The present invention relates to a method of controlling the operation of an approach system of a paper machine or the like web formation apparatus. Especially preferably the method of controlling the operation of an approach system according to the invention is applicable to be used in connection with paper and paperboard machines as well as in connection with various apparatuses performing non-woven webformating.
Almost all prior art paper machine approach systems, which are well described in, e.g. U.S. Pat. No. 4,219,340, comprise the following components: a mixing tank, a feed/mixing pump, a centrifugal cleaning plant, a gas separation tank, a head box feed pump, a head box screen, a paper machine head box and white water trays. Said components are placed in connection with the paper machine and arranged to operate as follows: The fiber material used for paper making and fillers which are diluted with so-called white water obtained from the paper machine, mostly from the wire part thereof, are dosed into the mixing tank often referred to as wire pit and located at the bottom level of the mill. By means of the feed/mixing pump also located at the bottom level of the mill, the fiber suspension is pumped from the mixing tank to the centrifugal cleaning plant located usually at the machine level of the mill, i.e. the location level of the paper machine, or, as in said patent, above it. By means of pressure created by said mixing pump, the fiber suspension accepted by the centrifugal cleaning plant is further conveyed to the gas separation tank located at a level above the machine level. From the gas separation tank the fiber suspension, wherefrom gas has been removed as thoroughly as possible, flows to the head box feed pump located at the bottom revel of the mill, which pump pumps the fiber suspension to the head box screen (not shown in said US patent) also located at the bottom level of the mill, wherefrom the fiber suspension flows to the machine level into the head box of the paper machine.
In order to operate, the gas separation tank described both in said U.S. Pat. No. 4,219,340 and in form of a somewhat newer modification in U.S. Pat. No. 5,308,384 requires a vacuum system most often comprising a vacuum pump, most commonly a so-called liquid ring pump, located at the same level as the gas separation tank, and a drop separator for removing liquid drops possibly present in the gas withdrawn by the vacuum pump. The actual gas separation tank is traditionally a large essentially horizontal tank into which the fiber suspension coming from the centrifugal cleaning plant is sprayed via separate injection pipes. The purpose of the spraying is to give the gas in bubble form a possibility to leave the fiber suspension as early as this stage.

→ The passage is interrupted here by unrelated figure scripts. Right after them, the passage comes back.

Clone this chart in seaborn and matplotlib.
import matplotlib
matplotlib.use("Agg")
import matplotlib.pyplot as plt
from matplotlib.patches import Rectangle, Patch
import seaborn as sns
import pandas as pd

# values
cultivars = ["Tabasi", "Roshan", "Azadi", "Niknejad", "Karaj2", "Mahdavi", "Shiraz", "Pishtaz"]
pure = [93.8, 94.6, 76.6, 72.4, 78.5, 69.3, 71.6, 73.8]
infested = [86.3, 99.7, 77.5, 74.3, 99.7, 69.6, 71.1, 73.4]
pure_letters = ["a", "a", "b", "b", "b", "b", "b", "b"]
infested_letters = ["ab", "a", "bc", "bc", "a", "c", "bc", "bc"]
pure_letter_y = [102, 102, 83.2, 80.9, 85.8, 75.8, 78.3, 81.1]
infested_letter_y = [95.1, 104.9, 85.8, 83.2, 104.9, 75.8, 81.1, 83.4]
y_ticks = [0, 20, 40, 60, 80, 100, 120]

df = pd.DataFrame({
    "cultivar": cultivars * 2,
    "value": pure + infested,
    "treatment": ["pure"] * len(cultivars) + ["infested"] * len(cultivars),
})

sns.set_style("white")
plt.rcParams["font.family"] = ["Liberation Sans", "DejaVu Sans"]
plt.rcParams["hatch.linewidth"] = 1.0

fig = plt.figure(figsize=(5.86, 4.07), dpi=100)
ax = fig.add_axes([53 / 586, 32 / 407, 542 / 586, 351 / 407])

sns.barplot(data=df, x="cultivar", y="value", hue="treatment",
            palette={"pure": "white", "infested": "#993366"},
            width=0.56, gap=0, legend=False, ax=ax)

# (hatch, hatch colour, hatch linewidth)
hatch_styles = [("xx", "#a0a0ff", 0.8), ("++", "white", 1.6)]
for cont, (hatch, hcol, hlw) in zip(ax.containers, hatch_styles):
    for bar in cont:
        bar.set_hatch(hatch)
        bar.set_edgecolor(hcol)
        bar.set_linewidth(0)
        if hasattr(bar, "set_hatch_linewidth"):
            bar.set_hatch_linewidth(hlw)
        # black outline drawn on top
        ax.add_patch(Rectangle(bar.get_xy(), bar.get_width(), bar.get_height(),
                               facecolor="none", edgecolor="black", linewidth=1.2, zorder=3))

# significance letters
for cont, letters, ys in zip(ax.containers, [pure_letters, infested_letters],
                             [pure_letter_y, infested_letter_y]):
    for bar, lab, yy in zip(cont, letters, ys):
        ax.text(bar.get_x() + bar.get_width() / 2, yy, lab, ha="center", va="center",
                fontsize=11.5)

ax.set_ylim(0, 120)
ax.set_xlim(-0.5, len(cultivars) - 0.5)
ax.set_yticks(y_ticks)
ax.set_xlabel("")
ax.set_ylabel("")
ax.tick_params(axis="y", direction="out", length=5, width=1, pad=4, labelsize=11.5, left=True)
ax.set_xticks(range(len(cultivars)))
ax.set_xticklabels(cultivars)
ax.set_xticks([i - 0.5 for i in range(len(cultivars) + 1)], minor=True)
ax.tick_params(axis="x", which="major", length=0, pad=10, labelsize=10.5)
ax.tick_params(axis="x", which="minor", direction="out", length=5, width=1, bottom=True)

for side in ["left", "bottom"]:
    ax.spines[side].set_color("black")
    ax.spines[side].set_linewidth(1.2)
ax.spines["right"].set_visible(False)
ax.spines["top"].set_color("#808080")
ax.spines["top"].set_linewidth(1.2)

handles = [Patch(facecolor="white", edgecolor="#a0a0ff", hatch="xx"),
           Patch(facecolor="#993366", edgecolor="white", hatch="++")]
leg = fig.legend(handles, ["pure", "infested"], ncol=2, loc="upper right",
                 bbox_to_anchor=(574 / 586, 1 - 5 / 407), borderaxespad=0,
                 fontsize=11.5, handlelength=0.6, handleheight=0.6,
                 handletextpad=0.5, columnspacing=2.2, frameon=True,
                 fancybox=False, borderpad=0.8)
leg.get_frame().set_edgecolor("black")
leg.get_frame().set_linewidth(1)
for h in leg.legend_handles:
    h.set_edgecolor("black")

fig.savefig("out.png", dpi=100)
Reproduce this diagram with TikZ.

In most cases, the gas separation tank is further provided with an intermediate wall, a so-called overflow weir meant for stabilizing the surface level of the fiber suspension in the tank, although there are gas separation tanks with no overflow. The objective of keeping the surface level constant is to ensure a constant inlet pressure for the head box feed pump, at the same time ensuring a constant flow of paper pulp to the head box. In other words, the amount of fiber suspension fed to the gas separation tank via the centrifugal cleaning plant is always somewhat greater than required by the head box. The excess fiber suspension is led via the overflow weir usually to the other end of the gas separation tank, wherefrom a return pipe leads to the mixing tank. Fiber suspension to be pumped to the head box is obtained via a discharge outlet arranged at the bottom of the head box and led to the head box feed pump. Various gas separation tank solutions are disclosed in e.g. U.S. Pat. Nos. 5,236,475, 4,478,615, 4,455,224, 3,538,680, 2,717,536, 2,685,937 and 2,642,950, the three last mentioned of which deal with a gas separation tank without overflow.

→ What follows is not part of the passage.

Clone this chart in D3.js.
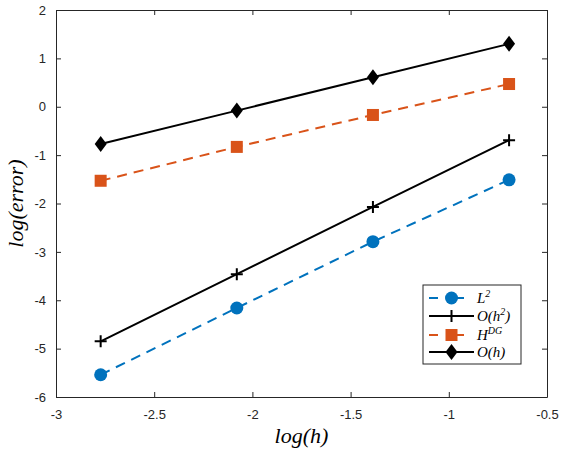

U.S. Pat. No. 2,717,536 discusses a gas separation apparatus wherein the fiber suspension flow coming from the centrifugal cleaning plant is led to a gas separation tank having no overflow weir but wherein the surface level is kept constant by means of a surface level transducer and a feed pump flow regulation valve controlled by said transducer. Further said publication presents the location of the gas separation tank at the machine level, i.e. the same level as the paper machine head box.
U.S. Pat. No. 2,685,937 also discloses a gas separation tank with no overflow. In the solution of said patent, there is a float arranged in the gas separation tank, which float follows the changes of the surface level of the fiber suspension. The movements of the float have a direct effect on the fiber suspension flow being fed into the tank, as they regulate the amount of fiber suspension being fed to the tank via the injection pipes.

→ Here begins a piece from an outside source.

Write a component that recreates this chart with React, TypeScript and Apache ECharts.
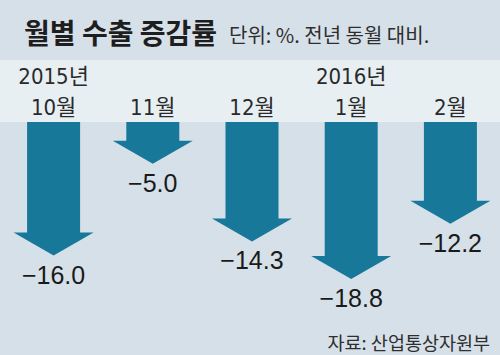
import React, { useEffect, useRef } from "react";
import * as echarts from "echarts";

const months = ["10월", "11월", "12월", "1월", "2월"];
const years = ["2015년", "", "", "2016년", ""];
const values = [-16.0, -5.0, -14.3, -18.8, -12.2];

const titleText = "월별 수출 증감률";
const unitText = "단위: %. 전년 동월 대비.";
const sourceText = "자료: 산업통상자원부";

const ARROW = "#17789a";
const KR = '"Noto Sans CJK KR", sans-serif';
const NUM = '"Liberation Sans", Arial, sans-serif';
const NARROW = '"Liberation Sans Narrow", "DejaVu Sans Condensed", "Noto Sans CJK KR", sans-serif';

const fmt = (v: number) => (v < 0 ? "\u2212" : "") + Math.abs(v).toFixed(1);

export default function App() {
  const ref = useRef<HTMLDivElement>(null);
  useEffect(() => {
    if (!ref.current) return;
    const chart = echarts.init(ref.current, undefined, { renderer: "svg" });
    chart.setOption({
      animation: false,
      backgroundColor: "#d6e0e8",
      grid: { left: 4, width: 498, top: 122, height: 167 },
      xAxis: {
        type: "category",
        data: months,
        position: "top",
        axisLine: { show: false },
        axisTick: { show: false },
        splitLine: { show: false },
        axisLabel: {
          margin: -1,
          fontSize: 22,
          lineHeight: 31,
          color: "#2a2a2a",
          fontFamily: NARROW,
          formatter: (val: string, idx: number) =>
            years[idx] ? years[idx] + "\n" + val : val,
        },
      },
      yAxis: { type: "value", min: -20, max: 0, show: false },
      graphic: [
        {
          type: "rect",
          z: -10,
          shape: { x: 0, y: 60, width: 500, height: 62 },
          style: { fill: "#e8eff3" },
        },
        {
          type: "text",
          x: 24,
          y: 32,
          style: {
            text: titleText,
            fill: "#1e1e1e",
            font: `bold 28px ${KR}`,
            verticalAlign: "middle",
          },
        },
        {
          type: "text",
          x: 229,
          y: 34,
          style: {
            text: unitText,
            fill: "#2e2e2e",
            font: `20px ${KR}`,
            verticalAlign: "middle",
          },
        },
        {
          type: "text",
          x: 490,
          y: 342,
          style: {
            text: sourceText,
            fill: "#2e2e2e",
            font: `18.5px ${KR}`,
            align: "right",
            verticalAlign: "middle",
          },
        },
      ],
      series: [
        {
          type: "custom",
          data: values.map((v, i) => [i, v]),
          renderItem: (params: any, api: any) => {
            const idx = api.value(0);
            const v = api.value(1);
            const base = api.coord([idx, 0]);
            const tip = api.coord([idx, v]);
            const cx = base[0];
            const sh = 26.5;
            const hh = 40;
            const headH = 23;
            const y0 = base[1];
            const yt = tip[1];
            const yh = yt - headH;
            return {
              type: "group",
              children: [
                {
                  type: "polygon",
                  shape: {
                    points: [
                      [cx - sh, y0],
                      [cx + sh, y0],
                      [cx + sh, yh],
                      [cx + hh, yh],
                      [cx, yt],
                      [cx - hh, yh],
                      [cx - sh, yh],
                    ],
                  },
                  style: { fill: ARROW },
                },
                {
                  type: "text",
                  style: {
                    text: fmt(v),
                    x: cx,
                    y: yt + 19,
                    align: "center",
                    verticalAlign: "middle",
                    fill: "#1a1a1a",
                    font: `25px ${NUM}`,
                  },
                },
              ],
            };
          },
        },
      ],
    });
    return () => chart.dispose();
  }, []);
  return (
    <div
      ref={ref}
      style={{ position: "fixed", left: 0, top: 0, width: 500, height: 355 }}
    />
  );
}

Said prior art apparatuses have some disadvantages of which e.g. the following problems are worth mentioning.
Firstly, the surface level of the gas separation tank controlled by either an over-flow or various float solutions or other devices directly following the surface level does naturally remain constant, but that does not lead to what the actual purpose of the surface level regulation is, i.e. a constant inlet pressure of the head box feed pump. A reason for this Is that the density of the fiber suspension being pumped together with the surface level determine the inlet pressure. Said density, in turn, is effected by e.g. the filler content and gas content of the fiber suspension. Despite the fact that the filler content of the fiber suspension should be as constant as possible, there are some fluctuations in that. The fluctuations in the density are mostly caused by the gas content of the fiber suspension, which gas content may, in the worst case, vary to the extent of several per cents. Such great changes in the density of the fiber suspension lead to fluctuations in the pulp amount pumped by the head box feed pump, which again is reflected in fluctuations in the thickness of the final product.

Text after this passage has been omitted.